Short task
Skipping all pictures, set down the lines of the listing from the first through the one with "import * as".

---+---

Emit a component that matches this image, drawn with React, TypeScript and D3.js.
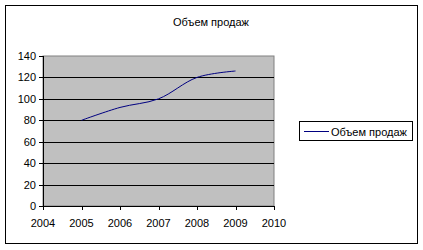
import React from "react";
import * as d3 from "d3";

const years = [2005, 2006, 2007, 2008, 2009];
const sales = [80, 92, 100, 120, 126];
const xTicks = [2004, 2005, 2006, 2007, 2008, 2009, 2010];
const yTicks = [0, 20, 40, 60, 80, 100, 120, 140];
const title = "Объем продаж";
const seriesName = "Объем продаж";

export default function App() {
  const W = 423, H = 250;
  const left = 43, right = 274, top = 56, bottom = 206;
  const x = d3.scaleLinear().domain([2004, 2010]).range([left, right]);
  const y = d3.scaleLinear().domain([0, 140]).range([bottom, top]);
  const line = d3
    .line<number>()
    .x((_, i) => x(years[i]))
    .y((d) => y(d))
    .curve(d3.curveCatmullRom.alpha(0.5));
  const font = "'Liberation Sans', Arial, sans-serif";
  return (
    <svg
      width={W}
      height={H}
      style={{ position: "absolute", left: 0, top: 0, background: "#fff" }}
      fontFamily={font}
    >
      <rect x={5.5} y={5.5} width={412} height={238} fill="#fff" stroke="#000" strokeWidth={1} />
      <text x={211} y={26} fontSize={11} textAnchor="middle" fill="#000">
        {title}
      </text>
      <rect x={left} y={top} width={right - left} height={bottom - top} fill="#C0C0C0" stroke="#808080" strokeWidth={1} />
      {yTicks.filter((t) => t > 0 && t < 140).map((t) => (
        <line key={t} x1={left} x2={right} y1={Math.round(y(t)) + 0.5} y2={Math.round(y(t)) + 0.5} stroke="#000" />
      ))}
      <path d={line(sales) || ""} fill="none" stroke="#000080" strokeWidth={1} />
      <line x1={left + 0.5} x2={left + 0.5} y1={top} y2={bottom} stroke="#000" />
      <line x1={left} x2={right} y1={bottom + 0.5} y2={bottom + 0.5} stroke="#000" />
      {yTicks.map((t) => (
        <g key={t}>
          <line x1={left - 4} x2={left} y1={Math.round(y(t)) + 0.5} y2={Math.round(y(t)) + 0.5} stroke="#000" />
          <text x={left - 7} y={y(t) + 4} fontSize={11} textAnchor="end" fill="#000">
            {t}
          </text>
        </g>
      ))}
      {xTicks.map((t) => (
        <g key={t}>
          <line x1={Math.round(x(t)) + 0.5} x2={Math.round(x(t)) + 0.5} y1={bottom} y2={bottom + 4} stroke="#000" />
          <text x={x(t)} y={bottom + 21} fontSize={11} textAnchor="middle" fill="#000">
            {t}
          </text>
        </g>
      ))}
      <rect x={299.5} y={121.5} width={113} height={19} fill="#fff" stroke="#000" />
      <line x1={304} x2={329} y1={131.5} y2={131.5} stroke="#000080" />
      <text x={331} y={135.5} fontSize={11} fill="#000">
        {seriesName}
      </text>
    </svg>
  );
}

---+---

Written solution
Emit a component that matches this image, drawn with React, TypeScript and D3.js.
import React from "react";
import * as d3 from "d3";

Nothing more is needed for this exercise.